Table 4-11 ACL Placement Factors
Factors Influencing ACL Placement |
Explanation |
The extent of organizational control |
|
Bandwidth of the networks involved |
|
Ease of configuration |
|
Standard ACL Placement Example (4.4.4)
Following the guidelines for ACL placement, standard ACLs should be located as close to the destination as possible.
In Figure 4-6, the administrator wants to prevent traffic originating in the 192.168.10.0/24 network from reaching the 192.168.30.0/24 network.
Figure 4-6 Standard ACL Example Topology
Following the basic placement guidelines, the administrator would place a standard ACL on router R3. There are two possible interfaces on R3 to which to apply the standard ACL:
R3 S0/1/1 interface (inbound):The standard ACL can be applied inbound on the R3 S0/1/1 interface to deny traffic from the .10 network. However, it would also filter .10 traffic to the 192.168.31.0/24 (.31 in this example) network. Therefore, the standard ACL should not be applied to this interface.

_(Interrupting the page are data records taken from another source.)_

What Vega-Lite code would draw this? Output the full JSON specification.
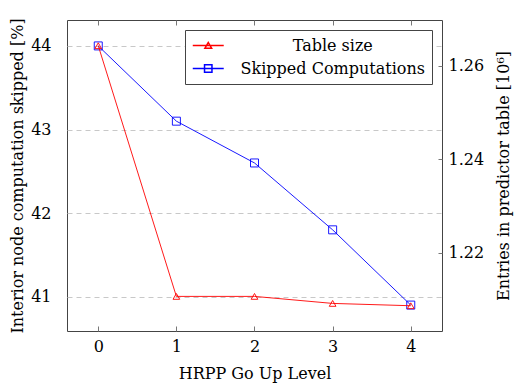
{
  "$schema": "https://vega.github.io/schema/vega-lite/v6.json",
  "width": 375,
  "height": 311,
  "autosize": {"type": "none"},
  "padding": {"left": 67, "top": 20, "right": 81, "bottom": 55},
  "data": {
    "values": [
      {"level": 0, "series": "Skipped Computations", "value": 44.0},
      {"level": 1, "series": "Skipped Computations", "value": 43.1},
      {"level": 2, "series": "Skipped Computations", "value": 42.6},
      {"level": 3, "series": "Skipped Computations", "value": 41.8},
      {"level": 4, "series": "Skipped Computations", "value": 40.9},
      {"level": 0, "series": "Table size", "value": 1.2643},
      {"level": 1, "series": "Table size", "value": 1.2107},
      {"level": 2, "series": "Table size", "value": 1.2107},
      {"level": 3, "series": "Table size", "value": 1.2092},
      {"level": 4, "series": "Table size", "value": 1.2087}
    ]
  },
  "layer": [
    {
      "transform": [{"filter": "datum.series === 'Skipped Computations'"}],
      "encoding": {
        "x": {
          "field": "level", "type": "quantitative",
          "scale": {"domain": [-0.4, 4.4], "nice": false, "zero": false},
          "axis": {"orient": "bottom", "values": [0, 1, 2, 3, 4], "format": "d", "title": "HRPP Go Up Level", "grid": false, "tickSize": -5, "labelPadding": 12, "titlePadding": 11}
        },
        "y": {
          "field": "value", "type": "quantitative",
          "scale": {"domain": [40.59, 44.31], "nice": false, "zero": false},
          "axis": {"orient": "left", "values": [41, 42, 43, 44], "format": "d", "title": "Interior node computation skipped [%]", "grid": true, "ticks": false, "tickSize": 0, "labelPadding": 16, "titlePadding": 5}
        },
        "color": {
          "field": "series", "type": "nominal",
          "scale": {"domain": ["Table size", "Skipped Computations"], "range": ["#ff0000", "#0000ff"]},
          "legend": {"title": null}
        }
      },
      "layer": [
        {"mark": {"type": "line", "strokeWidth": 0.9}},
        {"mark": {"type": "point", "filled": false, "size": 64, "strokeWidth": 0.9, "opacity": 1, "shape": "square"}}
      ]
    },
    {
      "transform": [{"filter": "datum.series === 'Table size'"}],
      "encoding": {
        "x": {
          "field": "level", "type": "quantitative",
          "scale": {"domain": [-0.4, 4.4], "nice": false, "zero": false},
          "axis": {"orient": "top", "values": [0, 1, 2, 3, 4], "labels": false, "title": null, "grid": false, "tickSize": -5}
        },
        "y": {
          "field": "value", "type": "quantitative",
          "scale": {"domain": [1.2033, 1.2698], "nice": false, "zero": false},
          "axis": {"orient": "right", "values": [1.22, 1.24, 1.26], "format": ".2f", "title": "Entries in predictor table [10⁶]", "titleAngle": 270, "grid": false, "tickSize": -4, "labelPadding": 10, "titlePadding": 28}
        },
        "color": {
          "field": "series", "type": "nominal",
          "scale": {"domain": ["Table size", "Skipped Computations"], "range": ["#ff0000", "#0000ff"]},
          "legend": {"title": null}
        }
      },
      "layer": [
        {"mark": {"type": "line", "strokeWidth": 0.9}},
        {"mark": {"type": "point", "filled": false, "size": 45, "strokeWidth": 0.9, "opacity": 1, "shape": "triangle-up"}}
      ]
    },
    {
      "transform": [{"filter": "false"}],
      "mark": {"type": "point", "filled": false, "size": 240, "strokeWidth": 0.9, "opacity": 1},
      "encoding": {
        "color": {
          "field": "series", "type": "nominal",
          "scale": {"domain": ["Table size", "Skipped Computations"], "range": ["#ff0000", "#0000ff"]},
          "legend": {"title": null}
        },
        "shape": {
          "field": "series", "type": "nominal",
          "scale": {"domain": ["Table size", "Skipped Computations"], "range": ["M-2,0H2M-0.44,0.37L0,-0.4L0.44,0.37Z", "M-2,0H2M-0.48,-0.48H0.48V0.48H-0.48Z"]},
          "legend": {"title": null}
        }
      }
    }
  ],
  "resolve": {"scale": {"y": "independent"}, "axis": {"x": "independent", "y": "independent"}},
  "config": {
    "font": "DejaVu Serif",
    "view": {"stroke": "#444444", "strokeWidth": 1},
    "axis": {
      "labelFont": "DejaVu Serif", "titleFont": "DejaVu Serif",
      "labelFontSize": 16, "titleFontSize": 16, "titleFontWeight": "normal",
      "labelColor": "#000000", "titleColor": "#000000",
      "domain": false, "tickColor": "#777777", "tickWidth": 1,
      "gridColor": "#c8c8c8", "gridDash": [5, 4], "gridWidth": 1
    },
    "legend": {
      "orient": "top-right", "offset": 10, "padding": 7,
      "strokeColor": "#444444", "fillColor": "#ffffff",
      "labelFont": "DejaVu Serif", "labelFontSize": 16, "labelColor": "#000000",
      "labelAlign": "center", "labelOffset": 116, "labelLimit": 400,
      "symbolSize": 240, "symbolOffset": 7.75, "rowPadding": 6
    }
  }
}
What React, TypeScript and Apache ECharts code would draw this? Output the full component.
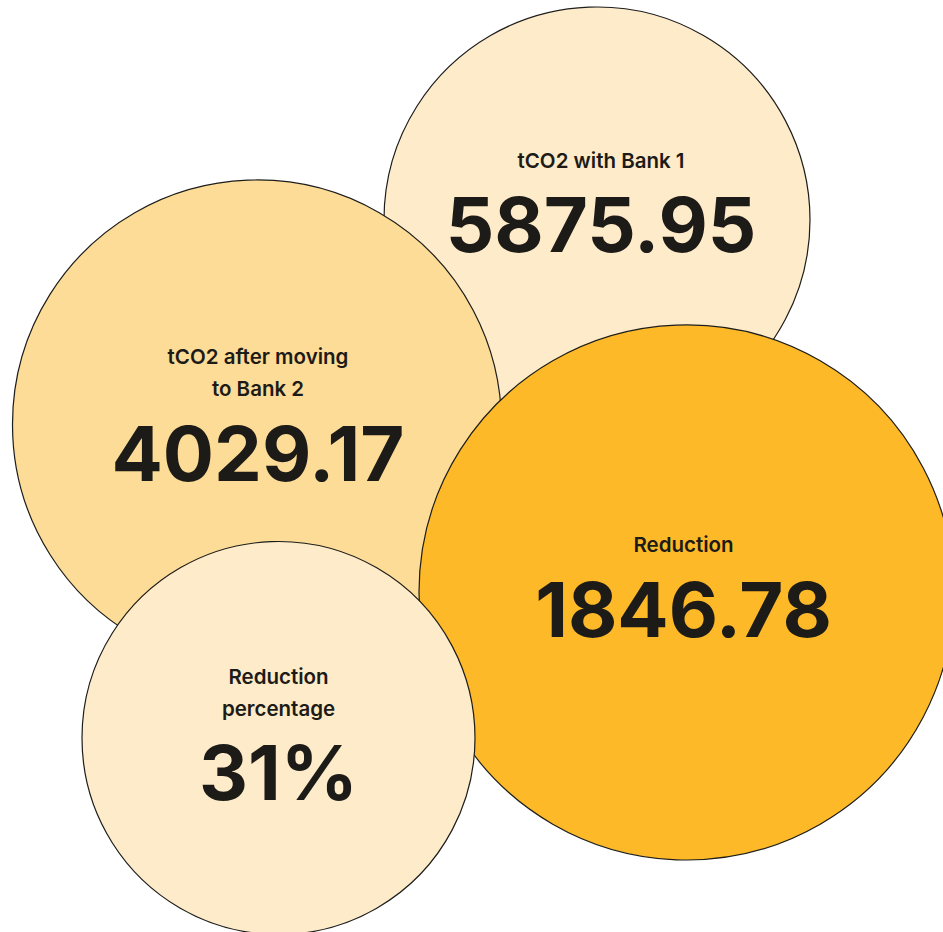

R3 G0/0 interface (outbound):The standard ACL can be applied outbound on the R3 G0/0/0 interface. This will not affect other networks that are reachable by R3. Packets from the .10 network will still be able to reach the .31 network. This is the best interface to place the standard ACL to meet the traffic requirements.
Extended ACL Placement Example (4.4.5)
Extended ACLs should be located as close to the source as possible to prevent unwanted traffic from being sent across multiple networks only to be denied when it reaches its destination.
However, an organization can only place ACLs on devices that it controls. Therefore, the extended ACL placement must be determined in the context of where organizational control extends.
In Figure 4-7, for example, Company A wants to deny Telnet and FTP traffic to Company B’s 192.168.30.0/24 network from its 192.168.11.0/24 network while permitting all other traffic.
Figure 4-7 Extended ACL Example Topology
There are several ways to accomplish these goals. An extended ACL on R3 would accomplish the task, but the administrator does not control R3. In addition, this solution would allow unwanted traffic to cross the entire network, only to be blocked at the destination, which would affect overall network efficiency.
The solution is to place on R1 an extended ACL that specifies both source and destination addresses. There are two possible interfaces on R1 to apply the extended ACL:
R1 S0/1/0 interface (outbound): The extended ACL can be applied outbound on the S0/1/0 interface. However, this solution would process all packets leaving R1, including packets from 192.168.10.0/24.
R1 G0/0/1 interface (inbound): The extended ACL can be applied inbound on the G0/0/1, and only packets from the 192.168.11.0/24 network are subject to ACL processing on R1. Because the filter is to be limited to only those packets leaving the 192.168.11.0/24 network, applying the extended ACL to G0/1 is the best solution.